**DATA EXCERPT**
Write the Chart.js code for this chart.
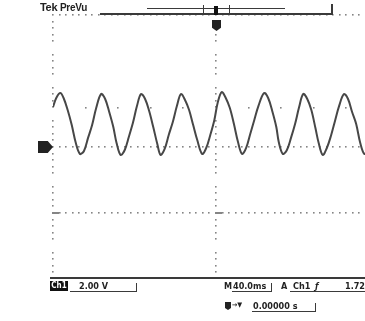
<!DOCTYPE html>
<html>
<head>
<meta charset="utf-8">
<script src="https://cdn.jsdelivr.net/npm/chart.js@4.4.1/dist/chart.umd.min.js"></script>
<style>
    html, body { margin: 0; padding: 0; background: #fff; overflow: hidden; width: 365px; height: 321px; }
    #scope { position: absolute; left: 0; top: 0; }
    .txt { position: absolute; font-family: "DejaVu Sans Condensed", "DejaVu Sans", sans-serif; font-size: 9px; font-weight: bold; color: #222; white-space: nowrap; line-height: 1; }
    .bar { position: absolute; background: #3a3a3a; }
    .shape { position: absolute; background: #222; }
</style>
</head>
<body>
<canvas id="scope" width="400" height="321"></canvas>

<!-- header: record view -->
<div class="txt" style="left:40px; top:2px; font-size:11px; font-family:'Liberation Sans', sans-serif; letter-spacing:-0.3px;">Tek <span style="font-size:10px;">PreVu</span></div>
<div class="bar" style="left:100px; top:13px; width:232px; height:2px;"></div>
<div class="bar" style="left:147px; top:8px; width:138px; height:1px;"></div>
<div class="bar" style="left:203px; top:5px; width:1px; height:9px;"></div>
<div class="bar" style="left:229px; top:5px; width:1px; height:9px;"></div>
<div class="bar" style="left:214px; top:6px; width:4px; height:9px; background:#111;"></div>
<div class="bar" style="left:331px; top:4px; width:2px; height:11px;"></div>
<div class="shape" style="left:212px; top:20px; width:9px; height:11px; clip-path:polygon(0 0,100% 0,100% 70%,50% 100%,0 70%);"></div>

<!-- ground marker -->
<div class="shape" style="left:38px; top:141px; width:15px; height:12px; clip-path:polygon(0 0,65% 0,100% 50%,65% 100%,0 100%);"></div>

<!-- readout -->
<div class="bar" style="left:50px; top:277px; width:315px; height:2px;"></div>
<div class="txt" style="left:50px; top:281px; width:18px; height:10px; background:#111; color:#fff; font-size:8px; text-align:center; padding-top:1px; box-sizing:border-box;">Ch1</div>
<div class="txt" style="left:79px; top:282px;">2.00 V</div>
<div class="bar" style="left:70px; top:291px; width:67px; height:1px;"></div>
<div class="bar" style="left:136px; top:283px; width:1px; height:9px;"></div>
<div class="txt" style="left:224px; top:282px;">M</div>
<div class="txt" style="left:233px; top:282px;">40.0ms</div>
<div class="bar" style="left:232px; top:291px; width:40px; height:1px;"></div>
<div class="bar" style="left:271px; top:283px; width:1px; height:9px;"></div>
<div class="txt" style="left:281px; top:282px;">A</div>
<div class="txt" style="left:293px; top:282px;">Ch1</div>
<div class="bar" style="left:290px; top:291px; width:75px; height:1px;"></div>
<div class="txt" style="left:315px; top:282px; font-style:italic;">ƒ</div>
<div class="txt" style="left:345px; top:282px;">1.72 V</div>
<div class="shape" style="left:225px; top:302px; width:6px; height:8px; clip-path:polygon(0 0,100% 0,100% 75%,50% 100%,0 75%);"></div>
<div class="txt" style="left:232px; top:302px; font-size:7px;">→▼</div>
<div class="txt" style="left:253px; top:302px;">0.00000 s</div>
<div class="bar" style="left:252px; top:311px; width:64px; height:1px;"></div>
<div class="bar" style="left:315px; top:303px; width:1px; height:9px;"></div>

<script>
// horizontal: 10 div x 40 ms, vertical: 8 div x 2 V
const timeRange = [-200, 200];
const voltRange = [-8, 8];

// graticule marks, in axis units
const denseRowsV = [8, 0, -4];
const sparseRowsV = [2.36];
const columnsMs = [-200, 0];

// Ch1 trace
const timeMs = [
    -200, -196, -191, -187, -182, -177, -172, -167, -162, -157,
    -152, -147, -141, -136, -131, -126, -122, -117, -112, -107,
    -102, -97, -92, -87, -82, -77, -72, -68, -63, -58,
    -53, -48, -43, -38, -33, -28, -23, -17, -12, -7,
    -2, 2, 7, 12, 17, 22, 27, 32, 37, 42,
    47, 52, 59, 64, 69, 74, 77, 82, 87, 92,
    97, 102, 107, 112, 117, 122, 126, 131, 136, 141,
    146, 151, 157, 162, 167, 172, 177, 182, 187,
];
const volts = [
    2.42, 2.97, 3.27, 2.97, 2.24, 1.33, 0.24, -0.42, -0.24, 0.55,
    1.33, 2.36, 3.21, 2.91, 2.12, 1.21, 0.24, -0.48, -0.18, 0.61,
    1.45, 2.48, 3.21, 2.91, 2.18, 1.21, 0.18, -0.48, -0.12, 0.73,
    1.52, 2.48, 3.21, 2.85, 2.24, 1.33, 0.42, -0.42, -0.06, 0.73,
    1.64, 2.67, 3.33, 2.97, 2.36, 1.39, 0.30, -0.42, -0.06, 0.79,
    1.64, 2.48, 3.27, 2.97, 2.18, 1.21, 0.30, -0.42, -0.18, 0.55,
    1.39, 2.42, 3.21, 2.91, 2.24, 1.15, 0.24, -0.48, -0.06, 0.67,
    1.58, 2.48, 3.21, 2.91, 2.12, 1.39, 0.24, -0.42, -0.18,
];

const graticule = {
    id: 'graticule',
    beforeDatasetsDraw(chart) {
        const { ctx, scales: { x, y } } = chart;
        const minorX = (timeRange[1] - timeRange[0]) / 50;
        const minorY = (voltRange[1] - voltRange[0]) / 40;
        const dot = (t, v) => {
            ctx.fillRect(Math.round(x.getPixelForValue(t)) - 1, Math.round(y.getPixelForValue(v)) - 1, 1.6, 1.6);
        };
        ctx.save();
        ctx.fillStyle = '#858585';

        denseRowsV.forEach((v) => {
            for (let i = 0; i <= 50; i++) dot(timeRange[0] + i * minorX, v);
        });
        sparseRowsV.forEach((v) => {
            for (let i = 1; i < 10; i++) {
                const t = timeRange[0] + i * minorX * 5;
                if (!columnsMs.includes(t)) dot(t, v);
            }
        });
        columnsMs.forEach((t) => {
            for (let i = 0; i <= 40; i++) {
                if (i % 5 === 0) continue;
                dot(t, voltRange[0] + i * minorY);
            }
            // heavier mark where the -4 V row crosses
            ctx.fillRect(Math.round(x.getPixelForValue(t)) - 1, Math.round(y.getPixelForValue(-4)) - 1, 7, 2);
        });
        ctx.restore();
    },
};

new Chart(document.getElementById('scope'), {
    type: 'line',
    data: {
        datasets: [{
            data: timeMs.map((t, i) => ({ x: t, y: volts[i] })),
            borderColor: '#474747',
            borderWidth: 2,
            pointRadius: 0,
            tension: 0.35,
            fill: false,
        }],
    },
    options: {
        responsive: false,
        animation: false,
        layout: { padding: { left: 53, top: 15, right: 21, bottom: 42 } },
        plugins: { legend: { display: false }, tooltip: { enabled: false } },
        scales: {
            x: { type: 'linear', min: timeRange[0], max: timeRange[1], display: false },
            y: { type: 'linear', min: voltRange[0], max: voltRange[1], display: false },
        },
    },
    plugins: [graticule],
});
</script>
</body>
</html>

**TASK BRIEF**
Reproduce the whole listing word for word, setting aside any pictures.

**WORKED SOLUTION**
Write the Chart.js code for this chart.
<!DOCTYPE html>
<html>
<head>
<meta charset="utf-8">
<script src="https://cdn.jsdelivr.net/npm/chart.js@4.4.1/dist/chart.umd.min.js"></script>
<style>
    html, body { margin: 0; padding: 0; background: #fff; overflow: hidden; width: 365px; height: 321px; }
    #scope { position: absolute; left: 0; top: 0; }
    .txt { position: absolute; font-family: "DejaVu Sans Condensed", "DejaVu Sans", sans-serif; font-size: 9px; font-weight: bold; color: #222; white-space: nowrap; line-height: 1; }
    .bar { position: absolute; background: #3a3a3a; }
    .shape { position: absolute; background: #222; }
</style>
</head>
<body>
<canvas id="scope" width="400" height="321"></canvas>

<!-- header: record view -->
<div class="txt" style="left:40px; top:2px; font-size:11px; font-family:'Liberation Sans', sans-serif; letter-spacing:-0.3px;">Tek <span style="font-size:10px;">PreVu</span></div>
<div class="bar" style="left:100px; top:13px; width:232px; height:2px;"></div>
<div class="bar" style="left:147px; top:8px; width:138px; height:1px;"></div>
<div class="bar" style="left:203px; top:5px; width:1px; height:9px;"></div>
<div class="bar" style="left:229px; top:5px; width:1px; height:9px;"></div>
<div class="bar" style="left:214px; top:6px; width:4px; height:9px; background:#111;"></div>
<div class="bar" style="left:331px; top:4px; width:2px; height:11px;"></div>
<div class="shape" style="left:212px; top:20px; width:9px; height:11px; clip-path:polygon(0 0,100% 0,100% 70%,50% 100%,0 70%);"></div>

<!-- ground marker -->
<div class="shape" style="left:38px; top:141px; width:15px; height:12px; clip-path:polygon(0 0,65% 0,100% 50%,65% 100%,0 100%);"></div>

<!-- readout -->
<div class="bar" style="left:50px; top:277px; width:315px; height:2px;"></div>
<div class="txt" style="left:50px; top:281px; width:18px; height:10px; background:#111; color:#fff; font-size:8px; text-align:center; padding-top:1px; box-sizing:border-box;">Ch1</div>
<div class="txt" style="left:79px; top:282px;">2.00 V</div>
<div class="bar" style="left:70px; top:291px; width:67px; height:1px;"></div>
<div class="bar" style="left:136px; top:283px; width:1px; height:9px;"></div>
<div class="txt" style="left:224px; top:282px;">M</div>
<div class="txt" style="left:233px; top:282px;">40.0ms</div>
<div class="bar" style="left:232px; top:291px; width:40px; height:1px;"></div>
<div class="bar" style="left:271px; top:283px; width:1px; height:9px;"></div>
<div class="txt" style="left:281px; top:282px;">A</div>
<div class="txt" style="left:293px; top:282px;">Ch1</div>
<div class="bar" style="left:290px; top:291px; width:75px; height:1px;"></div>
<div class="txt" style="left:315px; top:282px; font-style:italic;">ƒ</div>
<div class="txt" style="left:345px; top:282px;">1.72 V</div>
<div class="shape" style="left:225px; top:302px; width:6px; height:8px; clip-path:polygon(0 0,100% 0,100% 75%,50% 100%,0 75%);"></div>
<div class="txt" style="left:232px; top:302px; font-size:7px;">→▼</div>
<div class="txt" style="left:253px; top:302px;">0.00000 s</div>
<div class="bar" style="left:252px; top:311px; width:64px; height:1px;"></div>
<div class="bar" style="left:315px; top:303px; width:1px; height:9px;"></div>

<script>
// horizontal: 10 div x 40 ms, vertical: 8 div x 2 V
const timeRange = [-200, 200];
const voltRange = [-8, 8];

// graticule marks, in axis units
const denseRowsV = [8, 0, -4];
const sparseRowsV = [2.36];
const columnsMs = [-200, 0];

// Ch1 trace
const timeMs = [
    -200, -196, -191, -187, -182, -177, -172, -167, -162, -157,
    -152, -147, -141, -136, -131, -126, -122, -117, -112, -107,
    -102, -97, -92, -87, -82, -77, -72, -68, -63, -58,
    -53, -48, -43, -38, -33, -28, -23, -17, -12, -7,
    -2, 2, 7, 12, 17, 22, 27, 32, 37, 42,
    47, 52, 59, 64, 69, 74, 77, 82, 87, 92,
    97, 102, 107, 112, 117, 122, 126, 131, 136, 141,
    146, 151, 157, 162, 167, 172, 177, 182, 187,
];
const volts = [
    2.42, 2.97, 3.27, 2.97, 2.24, 1.33, 0.24, -0.42, -0.24, 0.55,
    1.33, 2.36, 3.21, 2.91, 2.12, 1.21, 0.24, -0.48, -0.18, 0.61,
    1.45, 2.48, 3.21, 2.91, 2.18, 1.21, 0.18, -0.48, -0.12, 0.73,
    1.52, 2.48, 3.21, 2.85, 2.24, 1.33, 0.42, -0.42, -0.06, 0.73,
    1.64, 2.67, 3.33, 2.97, 2.36, 1.39, 0.30, -0.42, -0.06, 0.79,
    1.64, 2.48, 3.27, 2.97, 2.18, 1.21, 0.30, -0.42, -0.18, 0.55,
    1.39, 2.42, 3.21, 2.91, 2.24, 1.15, 0.24, -0.48, -0.06, 0.67,
    1.58, 2.48, 3.21, 2.91, 2.12, 1.39, 0.24, -0.42, -0.18,
];

const graticule = {
    id: 'graticule',
    beforeDatasetsDraw(chart) {
        const { ctx, scales: { x, y } } = chart;
        const minorX = (timeRange[1] - timeRange[0]) / 50;
        const minorY = (voltRange[1] - voltRange[0]) / 40;
        const dot = (t, v) => {
            ctx.fillRect(Math.round(x.getPixelForValue(t)) - 1, Math.round(y.getPixelForValue(v)) - 1, 1.6, 1.6);
        };
        ctx.save();
        ctx.fillStyle = '#858585';

        denseRowsV.forEach((v) => {
            for (let i = 0; i <= 50; i++) dot(timeRange[0] + i * minorX, v);
        });
        sparseRowsV.forEach((v) => {
            for (let i = 1; i < 10; i++) {
                const t = timeRange[0] + i * minorX * 5;
                if (!columnsMs.includes(t)) dot(t, v);
            }
        });
        columnsMs.forEach((t) => {
            for (let i = 0; i <= 40; i++) {
                if (i % 5 === 0) continue;
                dot(t, voltRange[0] + i * minorY);
            }
            // heavier mark where the -4 V row crosses
            ctx.fillRect(Math.round(x.getPixelForValue(t)) - 1, Math.round(y.getPixelForValue(-4)) - 1, 7, 2);
        });
        ctx.restore();
    },
};

new Chart(document.getElementById('scope'), {
    type: 'line',
    data: {
        datasets: [{
            data: timeMs.map((t, i) => ({ x: t, y: volts[i] })),
            borderColor: '#474747',
            borderWidth: 2,
            pointRadius: 0,
            tension: 0.35,
            fill: false,
        }],
    },
    options: {
        responsive: false,
        animation: false,
        layout: { padding: { left: 53, top: 15, right: 21, bottom: 42 } },
        plugins: { legend: { display: false }, tooltip: { enabled: false } },
        scales: {
            x: { type: 'linear', min: timeRange[0], max: timeRange[1], display: false },
            y: { type: 'linear', min: voltRange[0], max: voltRange[1], display: false },
        },
    },
    plugins: [graticule],
});
</script>
</body>
</html>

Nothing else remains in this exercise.